## [TASK STATEMENT]
Your job is to retype all of the data word for word, leaving every image out.

## [DATA ROWS]
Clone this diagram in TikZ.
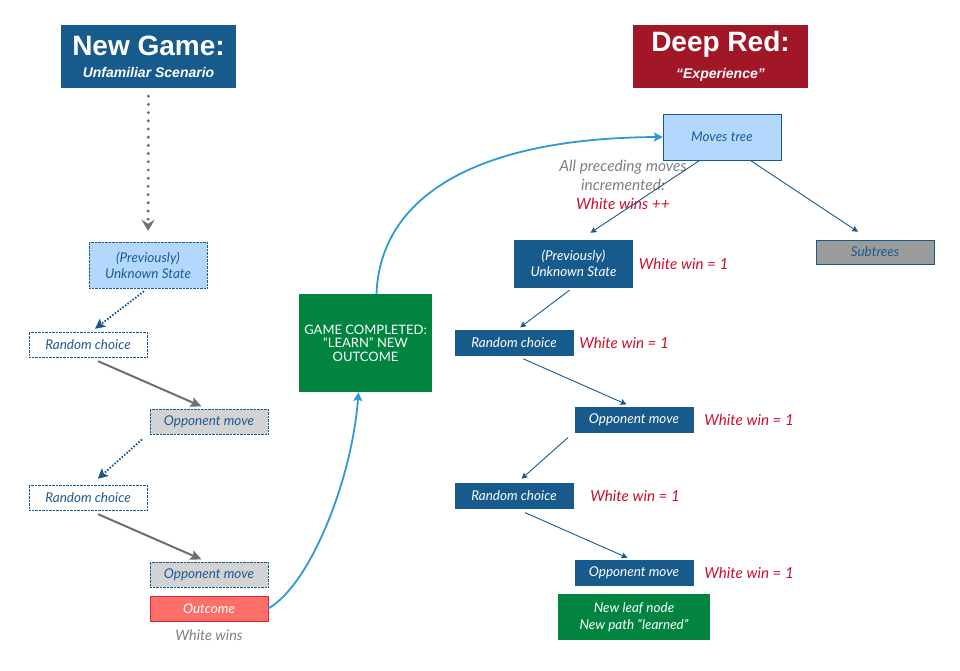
\documentclass[tikz,border=0pt]{standalone}
\usepackage{fontspec}
\setmainfont{Lato}
\newfontfamily\headfont{Liberation Sans}
\usepackage{tikz}
\usetikzlibrary{arrows.meta,positioning}
\usepackage{xcolor}
\definecolor{navy}{HTML}{175A8C}
\definecolor{deepred}{HTML}{A11727}
\definecolor{paleblue}{HTML}{B4D8FD}
\definecolor{textblue}{HTML}{1F5A93}
\definecolor{lightgray}{HTML}{D3D3D3}
\definecolor{subgray}{HTML}{9A9B9B}
\definecolor{leafgreen}{HTML}{00843F}
\definecolor{outred}{HTML}{FF6F6A}
\definecolor{outborder}{HTML}{D32A3A}
\definecolor{winred}{HTML}{C9112D}
\definecolor{notegray}{HTML}{808080}
\definecolor{arrowgray}{HTML}{6F6F6F}
\definecolor{curveblue}{HTML}{2D9AD6}

\begin{document}
\begin{tikzpicture}[
    x=1pt, y=-1pt,
    heading/.style={rectangle, minimum width=175pt, minimum height=63pt, inner sep=0pt, text=white, align=center, font=\headfont\bfseries},
    unknown/.style={rectangle, draw=navy, densely dotted, fill=paleblue, minimum width=118pt, minimum height=46pt, inner sep=0pt, align=center, text=textblue, font=\fontsize{13.5}{16}\selectfont\itshape},
    choice/.style={rectangle, draw=navy, densely dotted, fill=white, minimum width=118pt, minimum height=25pt, inner sep=0pt, text=textblue, font=\fontsize{13.5}{16}\selectfont\itshape},
    opponent/.style={choice, fill=lightgray},
    known/.style={rectangle, draw=navy, fill=navy, minimum width=118pt, minimum height=25pt, inner sep=0pt, align=center, text=white, font=\fontsize{13.5}{16}\selectfont\itshape},
    treebox/.style={rectangle, draw=navy, fill=paleblue, minimum width=118pt, minimum height=46pt, inner sep=0pt, text=textblue, font=\fontsize{13.5}{16}\selectfont\itshape},
    wins/.style={text=winred, font=\fontsize{15.2}{18}\selectfont\itshape, inner sep=0pt},
    note/.style={text=notegray, align=center, font=\fontsize{15.5}{19}\selectfont\itshape},
    greenbox/.style={rectangle, fill=leafgreen, inner sep=0pt, text=white, align=center},
    dotline/.style={arrowgray, line width=3.3pt, line cap=round, dash pattern=on 0pt off 8.2pt, -{Stealth[length=11pt,width=13pt,inset=4pt]}},
    dotarrow/.style={navy, line width=1.8pt, dash pattern=on 1.6pt off 1.6pt, -{Stealth[length=10pt,width=10pt,inset=2pt]}},
    grayarrow/.style={arrowgray, line width=2pt, -{Stealth[length=11pt,width=10pt,inset=2pt]}},
    arrow/.style={navy, line width=0.9pt, -{Stealth[length=6pt,width=6pt,inset=1pt]}},
    curve/.style={curveblue, line width=1.8pt, -{Stealth[length=9pt,width=9pt,inset=2pt]}}
]
\useasboundingbox (0,0) rectangle (960,671);

% left: new game
\node (newgame) [heading, fill=navy] at (148.5,56.5) {{\fontsize{28}{30}\selectfont New Game:}\\[10pt]{\fontsize{14}{16}\selectfont\itshape Unfamiliar Scenario}};
\node (prevL) [unknown] at (148,265) {(Previously)\\Unknown State};
\node (rcL1) [choice] at (88,344.5) {Random choice};
\node (opL1) [opponent] at (209,421.5) {Opponent move};
\node (rcL2) [choice] at (88,497.5) {Random choice};
\node (opL2) [opponent] at (209,574.5) {Opponent move};
\node (outcome) [rectangle, draw=outborder, fill=outred, minimum width=118pt, minimum height=25pt, inner sep=0pt, text=white, font=\fontsize{13.5}{16}\selectfont\itshape] at (209,608.5) {Outcome};
\node (whitewins) [note, font=\fontsize{14.5}{16}\selectfont\itshape, below=5pt of outcome] {White wins};

% middle
\node (game) [greenbox, minimum width=133pt, minimum height=98pt, font=\fontsize{13}{13.5}\selectfont] at (365.5,343) {GAME COMPLETED:\\“LEARN” NEW\\OUTCOME};

% right: deep red
\node (deepred) [heading, fill=deepred] at (720.5,56.5) {{\fontsize{28}{30}\selectfont Deep Red:}\\[10pt]{\fontsize{14}{16}\selectfont\itshape “Experience”}};
\node (moves) [treebox] at (722,137) {Moves tree};
\node (incr) [note] at (623,185) {All preceding moves\\incremented:\\\textcolor{winred}{White wins ++}};
\node (subtrees) [rectangle, draw=navy, fill=subgray, minimum width=118pt, minimum height=24pt, inner sep=0pt, text=textblue, font=\fontsize{13.5}{16}\selectfont\itshape] at (875,252) {Subtrees};
\node (prevR) [known, minimum height=47pt] at (573.5,263.5) {(Previously)\\Unknown State};
\node (rcR1) [known] at (514,342.5) {Random choice};
\node (opR1) [known] at (634,419.5) {Opponent move};
\node (rcR2) [known] at (514,495.5) {Random choice};
\node (opR2) [known] at (634,572.5) {Opponent move};
\node (leaf) [greenbox, minimum width=152pt, minimum height=46pt, font=\fontsize{13.5}{17}\selectfont\itshape] at (634,617) {New leaf node\\New path “learned”};

% win counters
\node (w1) [wins, right=6pt of prevR] {White win = 1};
\node (w2) [wins, right=6pt of rcR1] {White win = 1};
\node (w3) [wins, right=11pt of opR1] {White win = 1};
\node (w4) [wins, right=17pt of rcR2] {White win = 1};
\node (w5) [wins, right=11pt of opR2] {White win = 1};

% left arrows
\draw [dotline, shorten <=8pt, shorten >=11pt] (newgame) -- (prevL);
\draw [dotarrow, shorten <=5pt, shorten >=5pt] (prevL.south) -- ([xshift=3pt]rcL1.north);
\draw [grayarrow, shorten <=10pt, shorten >=6pt] ([xshift=1pt]rcL1.south) -- ([xshift=-2pt]opL1.north);
\draw [dotarrow, shorten <=8pt, shorten >=9pt] ([xshift=-61pt]opL1.south) -- ([xshift=3pt]rcL2.north);
\draw [grayarrow, shorten <=10pt, shorten >=6pt] ([xshift=1pt]rcL2.south) -- ([xshift=-2pt]opL2.north);

% learning curves
\draw [curve] (outcome.east) .. controls (310,585) and (352,480) .. ([xshift=-7pt]game.south);
\draw [curve] ([xshift=11pt]game.north) .. controls (380,200) and (470,138) .. (moves.west);

% right arrows
\draw [arrow] ([xshift=-22pt]moves.south) -- ([xshift=17pt,yshift=7pt]prevR.north);
\draw [arrow] ([xshift=28pt]moves.south) -- ([xshift=-17pt,yshift=8pt]subtrees.north);
\draw [arrow, shorten <=5pt, shorten >=4pt] (prevR.south) -- ([xshift=3pt]rcR1.north);
\draw [arrow, shorten <=9pt, shorten >=6pt] ([xshift=1pt]rcR1.south) -- ([xshift=-2pt]opR1.north);
\draw [arrow, shorten <=8pt, shorten >=6pt] ([xshift=-60pt]opR1.south) -- ([xshift=3pt]rcR2.north);
\draw [arrow, shorten <=11pt, shorten >=5pt] ([xshift=1pt]rcR2.south) -- ([xshift=-2pt]opR2.north);

\end{tikzpicture}
\end{document}
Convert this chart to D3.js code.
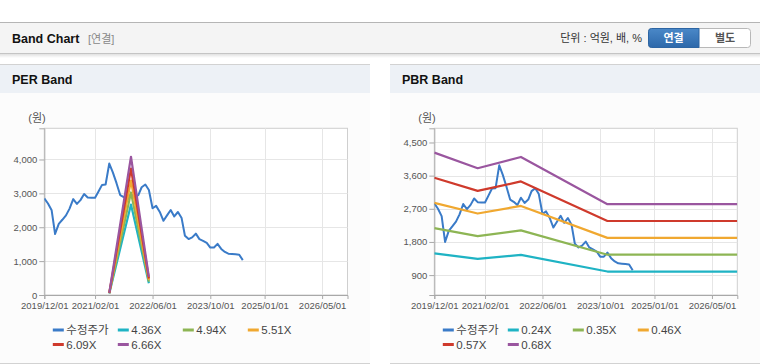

## [CORRECT RESPONSE]
Clone this diagram in TikZ.
\documentclass[tikz,border=0pt]{standalone}
\usepackage{fontspec}
\setmainfont{Lato}
\newfontfamily\headfont{Liberation Sans}
\usepackage{tikz}
\usetikzlibrary{arrows.meta,positioning}
\usepackage{xcolor}
\definecolor{navy}{HTML}{175A8C}
\definecolor{deepred}{HTML}{A11727}
\definecolor{paleblue}{HTML}{B4D8FD}
\definecolor{textblue}{HTML}{1F5A93}
\definecolor{lightgray}{HTML}{D3D3D3}
\definecolor{subgray}{HTML}{9A9B9B}
\definecolor{leafgreen}{HTML}{00843F}
\definecolor{outred}{HTML}{FF6F6A}
\definecolor{outborder}{HTML}{D32A3A}
\definecolor{winred}{HTML}{C9112D}
\definecolor{notegray}{HTML}{808080}
\definecolor{arrowgray}{HTML}{6F6F6F}
\definecolor{curveblue}{HTML}{2D9AD6}

\begin{document}
\begin{tikzpicture}[
    x=1pt, y=-1pt,
    heading/.style={rectangle, minimum width=175pt, minimum height=63pt, inner sep=0pt, text=white, align=center, font=\headfont\bfseries},
    unknown/.style={rectangle, draw=navy, densely dotted, fill=paleblue, minimum width=118pt, minimum height=46pt, inner sep=0pt, align=center, text=textblue, font=\fontsize{13.5}{16}\selectfont\itshape},
    choice/.style={rectangle, draw=navy, densely dotted, fill=white, minimum width=118pt, minimum height=25pt, inner sep=0pt, text=textblue, font=\fontsize{13.5}{16}\selectfont\itshape},
    opponent/.style={choice, fill=lightgray},
    known/.style={rectangle, draw=navy, fill=navy, minimum width=118pt, minimum height=25pt, inner sep=0pt, align=center, text=white, font=\fontsize{13.5}{16}\selectfont\itshape},
    treebox/.style={rectangle, draw=navy, fill=paleblue, minimum width=118pt, minimum height=46pt, inner sep=0pt, text=textblue, font=\fontsize{13.5}{16}\selectfont\itshape},
    wins/.style={text=winred, font=\fontsize{15.2}{18}\selectfont\itshape, inner sep=0pt},
    note/.style={text=notegray, align=center, font=\fontsize{15.5}{19}\selectfont\itshape},
    greenbox/.style={rectangle, fill=leafgreen, inner sep=0pt, text=white, align=center},
    dotline/.style={arrowgray, line width=3.3pt, line cap=round, dash pattern=on 0pt off 8.2pt, -{Stealth[length=11pt,width=13pt,inset=4pt]}},
    dotarrow/.style={navy, line width=1.8pt, dash pattern=on 1.6pt off 1.6pt, -{Stealth[length=10pt,width=10pt,inset=2pt]}},
    grayarrow/.style={arrowgray, line width=2pt, -{Stealth[length=11pt,width=10pt,inset=2pt]}},
    arrow/.style={navy, line width=0.9pt, -{Stealth[length=6pt,width=6pt,inset=1pt]}},
    curve/.style={curveblue, line width=1.8pt, -{Stealth[length=9pt,width=9pt,inset=2pt]}}
]
\useasboundingbox (0,0) rectangle (960,671);

% left: new game
\node (newgame) [heading, fill=navy] at (148.5,56.5) {{\fontsize{28}{30}\selectfont New Game:}\\[10pt]{\fontsize{14}{16}\selectfont\itshape Unfamiliar Scenario}};
\node (prevL) [unknown] at (148,265) {(Previously)\\Unknown State};
\node (rcL1) [choice] at (88,344.5) {Random choice};
\node (opL1) [opponent] at (209,421.5) {Opponent move};
\node (rcL2) [choice] at (88,497.5) {Random choice};
\node (opL2) [opponent] at (209,574.5) {Opponent move};
\node (outcome) [rectangle, draw=outborder, fill=outred, minimum width=118pt, minimum height=25pt, inner sep=0pt, text=white, font=\fontsize{13.5}{16}\selectfont\itshape] at (209,608.5) {Outcome};
\node (whitewins) [note, font=\fontsize{14.5}{16}\selectfont\itshape, below=5pt of outcome] {White wins};

% middle
\node (game) [greenbox, minimum width=133pt, minimum height=98pt, font=\fontsize{13}{13.5}\selectfont] at (365.5,343) {GAME COMPLETED:\\“LEARN” NEW\\OUTCOME};

% right: deep red
\node (deepred) [heading, fill=deepred] at (720.5,56.5) {{\fontsize{28}{30}\selectfont Deep Red:}\\[10pt]{\fontsize{14}{16}\selectfont\itshape “Experience”}};
\node (moves) [treebox] at (722,137) {Moves tree};
\node (incr) [note] at (623,185) {All preceding moves\\incremented:\\\textcolor{winred}{White wins ++}};
\node (subtrees) [rectangle, draw=navy, fill=subgray, minimum width=118pt, minimum height=24pt, inner sep=0pt, text=textblue, font=\fontsize{13.5}{16}\selectfont\itshape] at (875,252) {Subtrees};
\node (prevR) [known, minimum height=47pt] at (573.5,263.5) {(Previously)\\Unknown State};
\node (rcR1) [known] at (514,342.5) {Random choice};
\node (opR1) [known] at (634,419.5) {Opponent move};
\node (rcR2) [known] at (514,495.5) {Random choice};
\node (opR2) [known] at (634,572.5) {Opponent move};
\node (leaf) [greenbox, minimum width=152pt, minimum height=46pt, font=\fontsize{13.5}{17}\selectfont\itshape] at (634,617) {New leaf node\\New path “learned”};

% win counters
\node (w1) [wins, right=6pt of prevR] {White win = 1};
\node (w2) [wins, right=6pt of rcR1] {White win = 1};
\node (w3) [wins, right=11pt of opR1] {White win = 1};
\node (w4) [wins, right=17pt of rcR2] {White win = 1};
\node (w5) [wins, right=11pt of opR2] {White win = 1};

% left arrows
\draw [dotline, shorten <=8pt, shorten >=11pt] (newgame) -- (prevL);
\draw [dotarrow, shorten <=5pt, shorten >=5pt] (prevL.south) -- ([xshift=3pt]rcL1.north);
\draw [grayarrow, shorten <=10pt, shorten >=6pt] ([xshift=1pt]rcL1.south) -- ([xshift=-2pt]opL1.north);
\draw [dotarrow, shorten <=8pt, shorten >=9pt] ([xshift=-61pt]opL1.south) -- ([xshift=3pt]rcL2.north);
\draw [grayarrow, shorten <=10pt, shorten >=6pt] ([xshift=1pt]rcL2.south) -- ([xshift=-2pt]opL2.north);

% learning curves
\draw [curve] (outcome.east) .. controls (310,585) and (352,480) .. ([xshift=-7pt]game.south);
\draw [curve] ([xshift=11pt]game.north) .. controls (380,200) and (470,138) .. (moves.west);

% right arrows
\draw [arrow] ([xshift=-22pt]moves.south) -- ([xshift=17pt,yshift=7pt]prevR.north);
\draw [arrow] ([xshift=28pt]moves.south) -- ([xshift=-17pt,yshift=8pt]subtrees.north);
\draw [arrow, shorten <=5pt, shorten >=4pt] (prevR.south) -- ([xshift=3pt]rcR1.north);
\draw [arrow, shorten <=9pt, shorten >=6pt] ([xshift=1pt]rcR1.south) -- ([xshift=-2pt]opR1.north);
\draw [arrow, shorten <=8pt, shorten >=6pt] ([xshift=-60pt]opR1.south) -- ([xshift=3pt]rcR2.north);
\draw [arrow, shorten <=11pt, shorten >=5pt] ([xshift=1pt]rcR2.south) -- ([xshift=-2pt]opR2.north);

\end{tikzpicture}
\end{document}
Convert this chart to D3.js code.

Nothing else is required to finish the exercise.